After that, we enter the insane multimillion Scoville territory, where bottled sauces are given names that would work for the Horsemen of the Apocalypse: Mad Dog 44 Magnum Extract, Blair’s Jersey Death, Satan’s Blood. The labels look great and I love to give them as gifts (nudge, nudge, dare you ... yeah, maybe later ...) but you really don’t want to try these. The Flavourguy knows that these burn out the tongue’s flavour receptors.

By the way, if your food is too hot and spicy, ask for hot tea. Hot water lifts the pepper oils from the tongue quickly. Yogurt dishes like raita or lassi may seem to do the trick but they only give the tongue a short, quick cooling down. For me, the ideal summer recipe is low in temperature and high in spicy heat. Shaking more tabasco onto my gazpacho gives me a dish that heats me up and then cools me down.
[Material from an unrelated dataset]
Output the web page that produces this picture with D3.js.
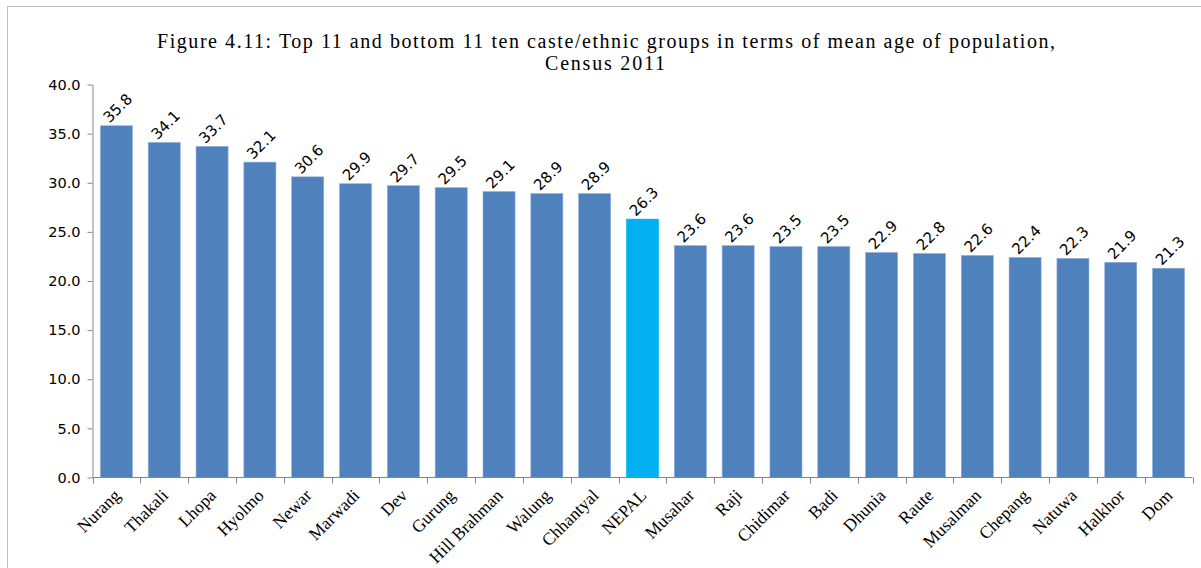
<!DOCTYPE html>
<html>
<head>
<meta charset="utf-8">
<script src="https://cdn.jsdelivr.net/npm/d3@7"></script>
<style>
  html, body { margin: 0; padding: 0; background: #fff; }
  svg { display: block; }
</style>
</head>
<body>
<svg id="chart" width="1201" height="568"></svg>
<script>
const categories = ["Nurang","Thakali","Lhopa","Hyolmo","Newar","Marwadi","Dev","Gurung","Hill Brahman","Walung","Chhantyal","NEPAL","Musahar","Raji","Chidimar","Badi","Dhunia","Raute","Musalman","Chepang","Natuwa","Halkhor","Dom"];
const meanAge = [35.8,34.1,33.7,32.1,30.6,29.9,29.7,29.5,29.1,28.9,28.9,26.3,23.6,23.6,23.5,23.5,22.9,22.8,22.6,22.4,22.3,21.9,21.3];
const yTicks = [0,5,10,15,20,25,30,35,40];
const titleLines = ["Figure 4.11: Top 11 and bottom 11 ten caste/ethnic groups in terms of mean age of population,", "Census 2011"];
const highlight = "NEPAL";

const svg = d3.select("#chart");

svg.append("rect")
  .attr("x", 7.5).attr("y", 6.5)
  .attr("width", 1300).attr("height", 700)
  .attr("fill", "none").attr("stroke", "#bfbfbf").attr("stroke-width", 1);

const x = d3.scaleBand().domain(categories).range([92.5, 1192.5]).paddingInner(0.33).paddingOuter(0.165);
const y = d3.scaleLinear().domain([0, 40]).range([477.5, 84.5]);

const title = svg.append("g").attr("font-family", "'Liberation Serif', 'Times New Roman', serif").attr("fill", "#000");
title.append("text").attr("x", 606).attr("y", 48).attr("text-anchor", "middle")
  .attr("font-size", 20).attr("textLength", 898).attr("lengthAdjust", "spacing").text(titleLines[0]);
title.append("text").attr("x", 605).attr("y", 70).attr("text-anchor", "middle")
  .attr("font-size", 20).attr("textLength", 120).attr("lengthAdjust", "spacing").text(titleLines[1]);

svg.append("g").selectAll("rect").data(categories).join("rect")
  .attr("x", d => x(d))
  .attr("width", x.bandwidth())
  .attr("y", (d, i) => y(meanAge[i]))
  .attr("height", (d, i) => y(0) - y(meanAge[i]))
  .attr("fill", d => d === highlight ? "#00B0F0" : "#4F81BD")
  .attr("stroke", d => d === highlight ? "#00B0F0" : "#8eaedb")
  .attr("stroke-width", 0.6);

const yAxis = d3.axisLeft(y).tickValues(yTicks).tickSize(5).tickSizeOuter(0).tickFormat(d3.format(".1f"));
const yg = svg.append("g").attr("transform", "translate(92.5,0)").call(yAxis);
yg.select(".domain").attr("stroke", "#868686");
yg.selectAll(".tick line").attr("stroke", "#868686");
yg.selectAll(".tick text").attr("font-family", "'DejaVu Sans', sans-serif").attr("font-size", 14.5)
  .attr("fill", "#000").attr("x", -12);

const xg = svg.append("g");
xg.append("line").attr("x1", 92.5).attr("x2", 1192.5).attr("y1", y(0)).attr("y2", y(0)).attr("stroke", "#868686");
const step = x.step();
const boundaries = d3.range(categories.length + 1).map(i => 92.5 + i * step);
xg.selectAll("line.tk").data(boundaries).join("line").attr("class", "tk")
  .attr("x1", d => Math.round(d) + 0.5).attr("x2", d => Math.round(d) + 0.5)
  .attr("y1", y(0)).attr("y2", y(0) + 6).attr("stroke", "#868686");

svg.append("g").selectAll("text").data(categories).join("text")
  .attr("transform", d => `translate(${x(d) + x.bandwidth() / 2 + 5},${y(0) + 19}) rotate(-45)`)
  .attr("text-anchor", "end")
  .attr("font-family", "'Liberation Serif', 'Times New Roman', serif")
  .attr("font-size", 17.5).attr("fill", "#000")
  .text(d => d);

svg.append("g").selectAll("text").data(categories).join("text")
  .attr("transform", (d, i) => `translate(${x(d) + x.bandwidth() / 2 + 5},${y(meanAge[i]) - 14}) rotate(-45)`)
  .attr("text-anchor", "middle")
  .attr("font-family", "'DejaVu Sans', sans-serif")
  .attr("font-size", 15).attr("fill", "#000")
  .text((d, i) => d3.format(".1f")(meanAge[i]));
</script>
</body>
</html>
Three cool soups for hot days

Schav

Schav is the Yiddish/Polish word for sorrel. Sorrel leaves are similar to spinach but more sour. Cook the sorrel in a little boiling water as you would spinach. Don’t drain. Let this cool and then chop in a blender or food processor, adding milk and salt to taste. Serve cold. The more milk, the thinner and sweeter it will be.

Cucumber soup

This dish brings Greek tzatziki together with Indian raita because it uses garlic and cucumber. If you don’t dilute it, it makes a great dip. Peel and slice one English cucumber or two regular sized cukes. Chop them finely in a processor or blender with a glove of garlic, a tablespoon each of chopped onion and fresh dill, a teaspoon of salt, 3 cups of yogurt and enough water to dilute for soup. Serve cold with freshly ground pepper and more fresh dill.

Gazpacho

In a blender or food processor, put a clove of garlic, a large piece of peeled cucumber, a can of crushed and peeled tomatoes, half a sweet red bell pepper, a teaspoon of good olive oil and a little salt, some hot sauce and freshly ground black pepper.

I taste this and adjust the ingredients freely. Do not add more garlic, but let the flavours blend as they sit in the refrigerator for at least an hour before serving. Add ice cubes to dilute and cool it further. Let them melt fully before serving.

Serve with toasted garlic croutons.

(Toast bread and then, while the toast is still hot, rub both sides with a cut garlic clove and slice into croutons.)